The Howling (1981) – Joe Dante made a splash in 1984 with his delightfully mean spirited Christmas classic Gremlins.  The film that got him on the map though was 1981’s The Howling.  From the glorious age of ambitious physical effects, Howling features all kinds of gruesome werewolf transformations that helped to define special effects of the era.  The more I revisit this stuff the more I wish some filmmakers would bring it back and give CGI a break.  These are some amazing accomplishments and appreciators of early 80’s horror efforts will love it.  The snag is that you have to sit through and hour of tepid melodrama before you get to any of the cool shit.  The Howling is 60 minutes of silly build up capped off by 30 minutes of what the audience really wants.  Once the werewolves make their presence known and start terrorizing the rest of the cast everything is hunky dory.  But that first hour is a chore.

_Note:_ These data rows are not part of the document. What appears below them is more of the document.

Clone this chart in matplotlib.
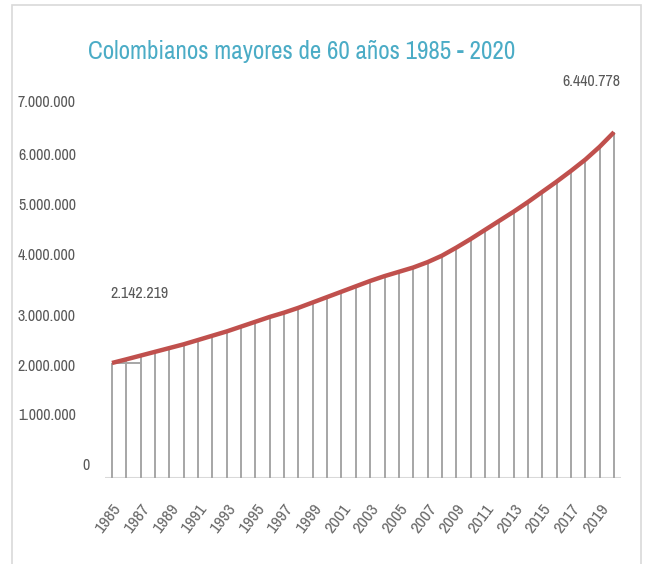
import matplotlib
matplotlib.use('Agg')
import numpy as np
import matplotlib.pyplot as plt
from matplotlib.patches import Rectangle
from matplotlib.transforms import blended_transform_factory

# Colombianos mayores de 60 anos
years = list(range(1985, 2021))
people = [2142219, 2210000, 2280000, 2350000, 2420000, 2490000, 2570000, 2650000,
          2730000, 2820000, 2910000, 3000000, 3080000, 3170000, 3270000, 3370000,
          3470000, 3570000, 3670000, 3760000, 3840000, 3920000, 4020000, 4140000,
          4290000, 4450000, 4620000, 4790000, 4960000, 5140000, 5330000, 5520000,
          5720000, 5930000, 6170000, 6440778]

ytick_text = ['0', '1.000.000', '2.000.000', '3.000.000', '4.000.000',
              '5.000.000', '6.000.000', '7.000.000']
# the labels in the original sit a bit off their true values
ytick_pos = [0.24e6, 1.17e6, 2.07e6, 3.0e6, 4.15e6, 5.08e6, 6.01e6, 7.0e6]
xtick_years = list(range(1985, 2020, 2))

fontfam = ['Liberation Sans Narrow', 'Archivo Narrow', 'DejaVu Sans']
plt.rcParams['font.family'] = fontfam
grey = '#595959'

fig = plt.figure(figsize=(6.46, 5.64), dpi=100)
W, H = 646.0, 564.0
ax = fig.add_axes([104.8 / W, 1 - 478 / H, 516.4 / W, 378 / H])
ax.set_xlim(1984.5, 2020.5)
ax.set_ylim(0, 7.04e6)

ax.vlines(years, 0, people, color='#a6a6a6', lw=1.4, zorder=2)
ax.hlines(people[0], years[0], years[2], color='#a6a6a6', lw=1.4, zorder=2)
ax.plot(years, people, color='#c0504d', lw=3.2, solid_capstyle='butt', zorder=3)
ax.axhline(0, color='#d9d9d9', lw=2.2, zorder=1)

for s in ax.spines.values():
    s.set_visible(False)
ax.set_yticks([])
ax.set_xticks(xtick_years)
ax.set_xticklabels([str(y) for y in xtick_years], rotation=53, ha='right',
                   va='top', rotation_mode='anchor', color='#6a6a6a', fontsize=12.5)
ax.tick_params(axis='x', length=0, pad=17)
for lbl in ax.get_xticklabels():
    lbl.set_x(lbl.get_position()[0])

# y labels
tr = blended_transform_factory(fig.transFigure, ax.transData)
for t, p in zip(ytick_text, ytick_pos):
    xr = 90 if t == '0' else 76
    ax.text(xr / W, p, t, transform=tr, ha='right', va='center',
            color=grey, fontsize=11.5)

# first and last value
ax.annotate('2.142.219', xy=(years[0], people[0]), xytext=(-2, 69),
            textcoords='offset pixels', ha='left', va='center',
            color=grey, fontsize=11.5)
ax.annotate('6.440.778', xy=(years[-1], people[-1]), xytext=(6, 51),
            textcoords='offset pixels', ha='right', va='center',
            color=grey, fontsize=11.5)

fig.text(88 / W, 1 - 59 / H, 'Colombianos mayores de 60 años 1985 - 2020',
         color='#4bacc6', fontsize=18, ha='left', va='baseline')

fig.patches.append(Rectangle((12 / W, -0.02), 629 / W, 1 - 5 / H + 0.02,
                             transform=fig.transFigure, fill=False,
                             edgecolor='#d9d9d9', lw=1.2))

fig.savefig('out.png', dpi=100)
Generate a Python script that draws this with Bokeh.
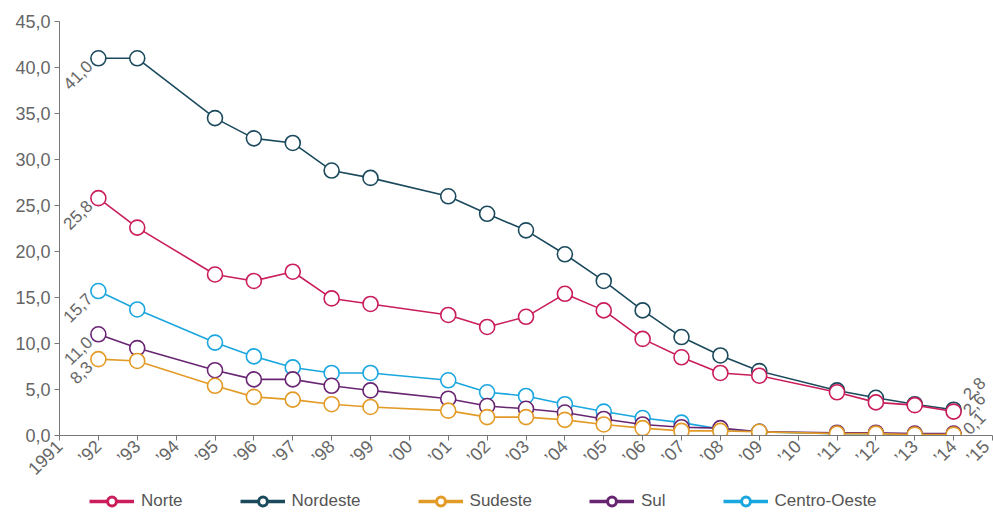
import math
from bokeh.plotting import figure
from bokeh.layouts import column
from bokeh.models import FixedTicker, Legend, LegendItem, ColumnDataSource, Range1d
from bokeh.core.properties import value
from bokeh.embed import file_html
from bokeh.resources import INLINE

years = [1992, 1993, 1995, 1996, 1997, 1998, 1999, 2001, 2002, 2003,
         2004, 2005, 2006, 2007, 2008, 2009, 2011, 2012, 2013, 2014]

norte = [25.8, 22.6, 17.5, 16.8, 17.8, 14.9, 14.3, 13.1, 11.8, 12.9,
         15.4, 13.6, 10.5, 8.5, 6.8, 6.5, 4.7, 3.6, 3.3, 2.6]
nordeste = [41.0, 41.0, 34.5, 32.3, 31.8, 28.8, 28.0, 26.0, 24.1, 22.3,
            19.7, 16.8, 13.6, 10.7, 8.7, 7.0, 4.9, 4.1, 3.4, 2.8]
sudeste = [8.3, 8.1, 5.4, 4.2, 3.9, 3.4, 3.1, 2.7, 2.0, 2.0,
           1.7, 1.2, 0.8, 0.5, 0.5, 0.4, 0.2, 0.2, 0.1, 0.1]
sul = [11.0, 9.5, 7.1, 6.1, 6.1, 5.4, 4.9, 4.0, 3.2, 2.9,
       2.5, 1.8, 1.2, 0.9, 0.8, 0.4, 0.3, 0.3, 0.2, 0.2]
centro_oeste = [15.7, 13.7, 10.1, 8.6, 7.4, 6.8, 6.8, 6.0, 4.7, 4.3,
                3.4, 2.6, 1.9, 1.4, 0.7, 0.4, 0.2, 0.2, 0.1, 0.1]

series_names = ["Norte", "Nordeste", "Sudeste", "Sul", "Centro-Oeste"]
series_values = [norte, nordeste, sudeste, sul, centro_oeste]
series_colors = ["#c91d5c", "#1b4a5d", "#e39b27", "#682572", "#1aa6de"]

x_tick_values = list(range(1991, 2016))
x_tick_labels = ["1991", "’92", "’93", "’94", "’95", "’96", "’97", "’98", "’99", "’00",
                 "’01", "’02", "’03", "’04", "’05", "’06", "’07", "’08", "’09", "’10",
                 "’11", "’12", "’13", "’14", "’15"]
y_tick_values = [0, 5, 10, 15, 20, 25, 30, 35, 40, 45]
y_tick_labels = ["0,0", "5,0", "10,0", "15,0", "20,0", "25,0", "30,0", "35,0", "40,0", "45,0"]

# series labelled at their last point (all are labelled at the first point)
end_label_series = ["Nordeste", "Norte", "Sudeste"]
end_label_dx = [12, 12, 12]
end_label_dy = [-13, 1, -3]

FONT = "Liberation Sans"
GREY = "#666666"

p = figure(width=993, height=488, output_backend="svg", toolbar_location=None,
           x_range=Range1d(1991, 2015), y_range=Range1d(0, 45),
           min_border_left=59, min_border_right=1, min_border_top=21, min_border_bottom=51)
p.outline_line_color = None
p.xgrid.grid_line_color = None
p.ygrid.grid_line_color = None
p.background_fill_color = "white"

# axes
p.xaxis.ticker = FixedTicker(ticks=x_tick_values)
p.xaxis.major_label_overrides = {v: l for v, l in zip(x_tick_values, x_tick_labels)}
p.xaxis.major_label_orientation = math.pi / 4
p.xaxis.minor_tick_line_color = None
p.xaxis.major_tick_in = 0
p.xaxis.major_tick_out = 5
p.xaxis.axis_line_color = "#777777"
p.xaxis.major_tick_line_color = "#777777"
p.xaxis.major_label_text_font = FONT
p.xaxis.major_label_text_font_size = "18px"
p.xaxis.major_label_text_color = GREY
p.xaxis.major_label_standoff = 3

p.yaxis.ticker = FixedTicker(ticks=y_tick_values)
p.yaxis.major_label_overrides = {v: l for v, l in zip(y_tick_values, y_tick_labels)}
p.yaxis.minor_tick_line_color = None
p.yaxis.major_tick_in = 0
p.yaxis.major_tick_out = 5
p.yaxis.axis_line_color = "#777777"
p.yaxis.major_tick_line_color = "#777777"
p.yaxis.major_label_text_font = FONT
p.yaxis.major_label_text_font_size = "18px"
p.yaxis.major_label_text_color = GREY
p.yaxis.major_label_standoff = 4

draw_order = ["Nordeste", "Centro-Oeste", "Sul", "Sudeste", "Norte"]
for name in draw_order:
    i = series_names.index(name)
    color = series_colors[i]
    src = ColumnDataSource(dict(x=years, y=series_values[i]))
    p.line("x", "y", source=src, line_color=color, line_width=1.6)
    p.scatter("x", "y", source=src, size=15, marker="circle", fill_color="white",
              line_color=color, line_width=1.6)

# value labels at the first point
first_src = ColumnDataSource(dict(
    x=[years[0]] * len(series_names),
    y=[v[0] for v in series_values],
    t=[f"{v[0]:.1f}".replace(".", ",") for v in series_values]))
p.text("x", "y", text="t", source=first_src, angle=math.pi / 4,
       text_align="right", text_baseline="middle", x_offset=-9, y_offset=5,
       text_font=value(FONT), text_font_size="17px", text_color=GREY)

# value labels at the last point
last_idx = [series_names.index(n) for n in end_label_series]
last_src = ColumnDataSource(dict(
    x=[years[-1]] * len(last_idx),
    y=[series_values[i][-1] for i in last_idx],
    t=[f"{series_values[i][-1]:.1f}".replace(".", ",") for i in last_idx],
    dx=end_label_dx, dy=end_label_dy))
p.text("x", "y", text="t", source=last_src, angle=math.pi / 4,
       text_align="left", text_baseline="middle", x_offset="dx", y_offset="dy",
       text_font=value(FONT), text_font_size="17px", text_color=GREY)

# legend in its own strip below the chart (frame aligned with the chart's frame)
lf = figure(width=993, height=24, output_backend="svg", toolbar_location=None,
            x_range=Range1d(0, 1), y_range=Range1d(0, 1),
            min_border_left=59, min_border_right=1, min_border_top=0, min_border_bottom=0)
lf.axis.visible = False
lf.grid.visible = False
lf.outline_line_color = None
items = []
for i, name in enumerate(series_names):
    color = series_colors[i]
    # off-screen placeholder glyphs: only their legend swatches are seen
    lr = lf.line(x=[-5, -4], y=[-5, -5], line_color=color, line_width=3.5)
    sr = lf.scatter(x=[-5], y=[-5], marker="circle", size=11, fill_color="white",
                    line_color=color, line_width=3)
    items.append(LegendItem(label=name, renderers=[lr, sr]))
lg = Legend(items=items, location=(30, 0), orientation="horizontal",
            padding=0, margin=0, spacing=57, label_standoff=7,
            glyph_width=45, glyph_height=22, label_height=22,
            label_text_font=FONT, label_text_font_size="17px",
            label_text_color="#555555", background_fill_alpha=0,
            border_line_alpha=0)
lf.add_layout(lg, "center")

open("out.html", "w").write(file_html(column(p, lf, spacing=0), INLINE))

Night of the Comet (1984) – An unbearable piece of 80’s sci-fi/horror garbage.  A comet passes the Earth and everyone not locked away in a steel room is turned to red dust.  Thank goodness our heroine was having sex with her scumbag projectionist boyfriend in a sleeping bag on the floor of the projection room when it zoomed by.  For reasons unexplained a few people are turned to zombies instead of dust.  Projector floozy and her sister survive and proceed to have idiotic hijinxs such as firing uzi’s on cars and performing fashion shows in abandoned malls.  It’s hard to tolerate a fashion montage under any circumstance but here it’s mind blowing.  The whole world is dead, so let’s try on clothes!  It’s the kind of clueless movie only a special kind of moron could make in the 1980’s.  Why anyone gives this a pass based on nostalgia or camp factor is something I cannot comprehend.